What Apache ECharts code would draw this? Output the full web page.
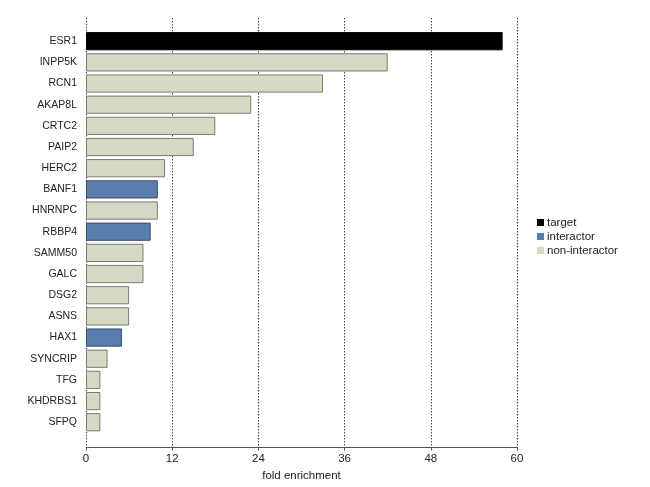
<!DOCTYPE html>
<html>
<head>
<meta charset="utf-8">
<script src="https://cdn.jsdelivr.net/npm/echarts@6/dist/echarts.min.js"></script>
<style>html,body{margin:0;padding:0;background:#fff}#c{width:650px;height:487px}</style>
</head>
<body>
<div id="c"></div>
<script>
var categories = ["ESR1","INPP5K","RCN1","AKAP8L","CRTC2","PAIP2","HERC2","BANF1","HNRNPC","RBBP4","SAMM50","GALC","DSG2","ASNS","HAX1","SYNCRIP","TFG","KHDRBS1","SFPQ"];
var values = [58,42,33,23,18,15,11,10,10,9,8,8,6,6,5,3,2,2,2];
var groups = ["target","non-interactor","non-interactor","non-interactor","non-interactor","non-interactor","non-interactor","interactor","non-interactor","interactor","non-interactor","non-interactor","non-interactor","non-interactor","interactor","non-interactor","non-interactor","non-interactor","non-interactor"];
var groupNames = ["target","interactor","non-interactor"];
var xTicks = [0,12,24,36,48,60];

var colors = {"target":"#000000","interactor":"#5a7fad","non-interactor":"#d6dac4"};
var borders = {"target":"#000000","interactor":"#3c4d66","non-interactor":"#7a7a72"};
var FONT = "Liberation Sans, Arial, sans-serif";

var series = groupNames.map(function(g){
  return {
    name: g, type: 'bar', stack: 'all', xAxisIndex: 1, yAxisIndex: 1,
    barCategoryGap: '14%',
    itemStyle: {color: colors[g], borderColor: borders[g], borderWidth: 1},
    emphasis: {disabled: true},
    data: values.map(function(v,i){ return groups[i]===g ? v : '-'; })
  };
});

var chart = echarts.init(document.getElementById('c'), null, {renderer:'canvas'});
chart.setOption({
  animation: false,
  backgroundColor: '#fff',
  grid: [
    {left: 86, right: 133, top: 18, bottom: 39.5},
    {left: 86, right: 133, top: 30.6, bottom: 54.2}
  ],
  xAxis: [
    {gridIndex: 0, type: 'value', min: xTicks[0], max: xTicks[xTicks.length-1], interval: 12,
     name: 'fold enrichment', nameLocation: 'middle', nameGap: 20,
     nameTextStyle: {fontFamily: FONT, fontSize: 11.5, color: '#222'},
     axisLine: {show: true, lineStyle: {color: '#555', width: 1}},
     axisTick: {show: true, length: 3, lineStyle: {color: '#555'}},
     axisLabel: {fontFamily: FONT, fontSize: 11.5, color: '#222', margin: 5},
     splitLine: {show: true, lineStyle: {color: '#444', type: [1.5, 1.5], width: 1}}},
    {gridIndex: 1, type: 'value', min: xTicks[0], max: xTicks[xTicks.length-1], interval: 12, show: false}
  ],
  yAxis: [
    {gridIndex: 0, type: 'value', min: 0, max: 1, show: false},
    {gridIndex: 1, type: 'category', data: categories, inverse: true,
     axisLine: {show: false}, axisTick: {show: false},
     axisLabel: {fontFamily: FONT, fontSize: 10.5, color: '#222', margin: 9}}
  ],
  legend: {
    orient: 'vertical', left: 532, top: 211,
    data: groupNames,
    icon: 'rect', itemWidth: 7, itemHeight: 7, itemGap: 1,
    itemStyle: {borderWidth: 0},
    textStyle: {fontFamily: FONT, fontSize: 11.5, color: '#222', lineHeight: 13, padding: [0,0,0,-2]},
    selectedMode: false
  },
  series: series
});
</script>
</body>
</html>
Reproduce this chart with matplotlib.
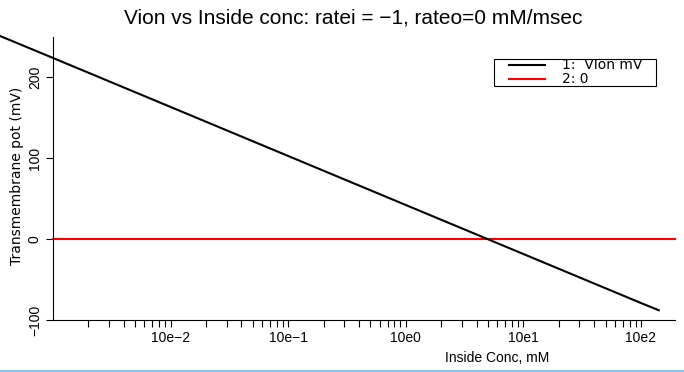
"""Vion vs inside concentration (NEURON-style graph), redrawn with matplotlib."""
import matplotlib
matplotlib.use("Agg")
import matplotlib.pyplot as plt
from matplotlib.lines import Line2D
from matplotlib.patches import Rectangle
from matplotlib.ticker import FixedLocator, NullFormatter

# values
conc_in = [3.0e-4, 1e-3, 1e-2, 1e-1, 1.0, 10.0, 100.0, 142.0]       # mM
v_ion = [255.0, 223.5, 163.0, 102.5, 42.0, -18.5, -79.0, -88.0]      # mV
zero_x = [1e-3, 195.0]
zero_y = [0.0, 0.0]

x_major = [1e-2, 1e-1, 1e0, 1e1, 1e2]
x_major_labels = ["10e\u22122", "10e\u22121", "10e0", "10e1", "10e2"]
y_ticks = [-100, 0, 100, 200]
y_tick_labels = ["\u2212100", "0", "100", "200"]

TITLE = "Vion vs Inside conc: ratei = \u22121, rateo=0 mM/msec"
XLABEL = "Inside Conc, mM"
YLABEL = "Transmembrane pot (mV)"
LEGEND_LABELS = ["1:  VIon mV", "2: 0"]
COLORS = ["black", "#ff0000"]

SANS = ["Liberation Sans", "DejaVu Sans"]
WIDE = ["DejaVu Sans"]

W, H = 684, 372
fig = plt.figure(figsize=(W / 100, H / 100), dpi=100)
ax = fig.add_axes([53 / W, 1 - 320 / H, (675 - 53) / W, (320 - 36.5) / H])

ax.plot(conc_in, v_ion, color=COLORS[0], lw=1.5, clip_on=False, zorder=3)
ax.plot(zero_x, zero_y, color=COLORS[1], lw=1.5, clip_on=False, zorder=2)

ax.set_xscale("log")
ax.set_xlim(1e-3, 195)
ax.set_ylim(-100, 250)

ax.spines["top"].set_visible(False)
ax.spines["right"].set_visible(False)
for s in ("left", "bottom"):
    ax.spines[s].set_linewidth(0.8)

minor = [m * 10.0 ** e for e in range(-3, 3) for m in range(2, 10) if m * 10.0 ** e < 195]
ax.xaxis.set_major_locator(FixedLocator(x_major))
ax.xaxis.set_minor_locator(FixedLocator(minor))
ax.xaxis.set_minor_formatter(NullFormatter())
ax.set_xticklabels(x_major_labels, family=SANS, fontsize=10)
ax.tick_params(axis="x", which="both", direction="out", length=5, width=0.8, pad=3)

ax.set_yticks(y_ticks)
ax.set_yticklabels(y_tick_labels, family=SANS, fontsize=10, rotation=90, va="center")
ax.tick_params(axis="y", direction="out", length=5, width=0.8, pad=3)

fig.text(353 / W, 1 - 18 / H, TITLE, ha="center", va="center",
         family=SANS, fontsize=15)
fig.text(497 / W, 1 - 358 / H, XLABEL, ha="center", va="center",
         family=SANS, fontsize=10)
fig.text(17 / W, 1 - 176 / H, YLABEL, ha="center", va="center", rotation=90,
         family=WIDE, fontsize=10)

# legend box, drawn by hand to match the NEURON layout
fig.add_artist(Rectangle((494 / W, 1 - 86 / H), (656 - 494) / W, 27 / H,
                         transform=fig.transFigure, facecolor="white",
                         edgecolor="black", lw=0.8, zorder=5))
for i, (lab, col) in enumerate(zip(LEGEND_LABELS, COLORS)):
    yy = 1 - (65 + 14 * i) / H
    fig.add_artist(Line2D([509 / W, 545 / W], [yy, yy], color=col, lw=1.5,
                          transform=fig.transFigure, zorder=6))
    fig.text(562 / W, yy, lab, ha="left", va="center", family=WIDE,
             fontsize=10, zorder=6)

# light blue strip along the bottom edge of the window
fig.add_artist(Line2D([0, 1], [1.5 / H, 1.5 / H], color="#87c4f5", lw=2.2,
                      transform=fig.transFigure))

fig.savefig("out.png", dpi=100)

--------

> [What the exercise asks]: Each record above should come back exactly the same, only without its pictures.

> [Answer for this exercise]:
What Apache ECharts code would draw this? Output the full web page.
<!DOCTYPE html>
<html>
<head>
<meta charset="utf-8">
<script src="https://cdn.jsdelivr.net/npm/echarts@6/dist/echarts.min.js"></script>
<style>html,body{margin:0;padding:0;background:#fff}#c{width:650px;height:487px}</style>
</head>
<body>
<div id="c"></div>
<script>
var categories = ["ESR1","INPP5K","RCN1","AKAP8L","CRTC2","PAIP2","HERC2","BANF1","HNRNPC","RBBP4","SAMM50","GALC","DSG2","ASNS","HAX1","SYNCRIP","TFG","KHDRBS1","SFPQ"];
var values = [58,42,33,23,18,15,11,10,10,9,8,8,6,6,5,3,2,2,2];
var groups = ["target","non-interactor","non-interactor","non-interactor","non-interactor","non-interactor","non-interactor","interactor","non-interactor","interactor","non-interactor","non-interactor","non-interactor","non-interactor","interactor","non-interactor","non-interactor","non-interactor","non-interactor"];
var groupNames = ["target","interactor","non-interactor"];
var xTicks = [0,12,24,36,48,60];

var colors = {"target":"#000000","interactor":"#5a7fad","non-interactor":"#d6dac4"};
var borders = {"target":"#000000","interactor":"#3c4d66","non-interactor":"#7a7a72"};
var FONT = "Liberation Sans, Arial, sans-serif";

var series = groupNames.map(function(g){
  return {
    name: g, type: 'bar', stack: 'all', xAxisIndex: 1, yAxisIndex: 1,
    barCategoryGap: '14%',
    itemStyle: {color: colors[g], borderColor: borders[g], borderWidth: 1},
    emphasis: {disabled: true},
    data: values.map(function(v,i){ return groups[i]===g ? v : '-'; })
  };
});

var chart = echarts.init(document.getElementById('c'), null, {renderer:'canvas'});
chart.setOption({
  animation: false,
  backgroundColor: '#fff',
  grid: [
    {left: 86, right: 133, top: 18, bottom: 39.5},
    {left: 86, right: 133, top: 30.6, bottom: 54.2}
  ],
  xAxis: [
    {gridIndex: 0, type: 'value', min: xTicks[0], max: xTicks[xTicks.length-1], interval: 12,
     name: 'fold enrichment', nameLocation: 'middle', nameGap: 20,
     nameTextStyle: {fontFamily: FONT, fontSize: 11.5, color: '#222'},
     axisLine: {show: true, lineStyle: {color: '#555', width: 1}},
     axisTick: {show: true, length: 3, lineStyle: {color: '#555'}},
     axisLabel: {fontFamily: FONT, fontSize: 11.5, color: '#222', margin: 5},
     splitLine: {show: true, lineStyle: {color: '#444', type: [1.5, 1.5], width: 1}}},
    {gridIndex: 1, type: 'value', min: xTicks[0], max: xTicks[xTicks.length-1], interval: 12, show: false}
  ],
  yAxis: [
    {gridIndex: 0, type: 'value', min: 0, max: 1, show: false},
    {gridIndex: 1, type: 'category', data: categories, inverse: true,
     axisLine: {show: false}, axisTick: {show: false},
     axisLabel: {fontFamily: FONT, fontSize: 10.5, color: '#222', margin: 9}}
  ],
  legend: {
    orient: 'vertical', left: 532, top: 211,
    data: groupNames,
    icon: 'rect', itemWidth: 7, itemHeight: 7, itemGap: 1,
    itemStyle: {borderWidth: 0},
    textStyle: {fontFamily: FONT, fontSize: 11.5, color: '#222', lineHeight: 13, padding: [0,0,0,-2]},
    selectedMode: false
  },
  series: series
});
</script>
</body>
</html>
Reproduce this chart with matplotlib.
"""Vion vs inside concentration (NEURON-style graph), redrawn with matplotlib."""
import matplotlib
matplotlib.use("Agg")
import matplotlib.pyplot as plt
from matplotlib.lines import Line2D
from matplotlib.patches import Rectangle
from matplotlib.ticker import FixedLocator, NullFormatter

# values
conc_in = [3.0e-4, 1e-3, 1e-2, 1e-1, 1.0, 10.0, 100.0, 142.0]       # mM
v_ion = [255.0, 223.5, 163.0, 102.5, 42.0, -18.5, -79.0, -88.0]      # mV
zero_x = [1e-3, 195.0]
zero_y = [0.0, 0.0]

x_major = [1e-2, 1e-1, 1e0, 1e1, 1e2]
x_major_labels = ["10e\u22122", "10e\u22121", "10e0", "10e1", "10e2"]
y_ticks = [-100, 0, 100, 200]
y_tick_labels = ["\u2212100", "0", "100", "200"]

TITLE = "Vion vs Inside conc: ratei = \u22121, rateo=0 mM/msec"
XLABEL = "Inside Conc, mM"
YLABEL = "Transmembrane pot (mV)"
LEGEND_LABELS = ["1:  VIon mV", "2: 0"]
COLORS = ["black", "#ff0000"]

SANS = ["Liberation Sans", "DejaVu Sans"]
WIDE = ["DejaVu Sans"]

W, H = 684, 372
fig = plt.figure(figsize=(W / 100, H / 100), dpi=100)
ax = fig.add_axes([53 / W, 1 - 320 / H, (675 - 53) / W, (320 - 36.5) / H])

ax.plot(conc_in, v_ion, color=COLORS[0], lw=1.5, clip_on=False, zorder=3)
ax.plot(zero_x, zero_y, color=COLORS[1], lw=1.5, clip_on=False, zorder=2)

ax.set_xscale("log")
ax.set_xlim(1e-3, 195)
ax.set_ylim(-100, 250)

ax.spines["top"].set_visible(False)
ax.spines["right"].set_visible(False)
for s in ("left", "bottom"):
    ax.spines[s].set_linewidth(0.8)

minor = [m * 10.0 ** e for e in range(-3, 3) for m in range(2, 10) if m * 10.0 ** e < 195]
ax.xaxis.set_major_locator(FixedLocator(x_major))
ax.xaxis.set_minor_locator(FixedLocator(minor))
ax.xaxis.set_minor_formatter(NullFormatter())
ax.set_xticklabels(x_major_labels, family=SANS, fontsize=10)
ax.tick_params(axis="x", which="both", direction="out", length=5, width=0.8, pad=3)

ax.set_yticks(y_ticks)
ax.set_yticklabels(y_tick_labels, family=SANS, fontsize=10, rotation=90, va="center")
ax.tick_params(axis="y", direction="out", length=5, width=0.8, pad=3)

fig.text(353 / W, 1 - 18 / H, TITLE, ha="center", va="center",
         family=SANS, fontsize=15)
fig.text(497 / W, 1 - 358 / H, XLABEL, ha="center", va="center",
         family=SANS, fontsize=10)
fig.text(17 / W, 1 - 176 / H, YLABEL, ha="center", va="center", rotation=90,
         family=WIDE, fontsize=10)

# legend box, drawn by hand to match the NEURON layout
fig.add_artist(Rectangle((494 / W, 1 - 86 / H), (656 - 494) / W, 27 / H,
                         transform=fig.transFigure, facecolor="white",
                         edgecolor="black", lw=0.8, zorder=5))
for i, (lab, col) in enumerate(zip(LEGEND_LABELS, COLORS)):
    yy = 1 - (65 + 14 * i) / H
    fig.add_artist(Line2D([509 / W, 545 / W], [yy, yy], color=col, lw=1.5,
                          transform=fig.transFigure, zorder=6))
    fig.text(562 / W, yy, lab, ha="left", va="center", family=WIDE,
             fontsize=10, zorder=6)

# light blue strip along the bottom edge of the window
fig.add_artist(Line2D([0, 1], [1.5 / H, 1.5 / H], color="#87c4f5", lw=2.2,
                      transform=fig.transFigure))

fig.savefig("out.png", dpi=100)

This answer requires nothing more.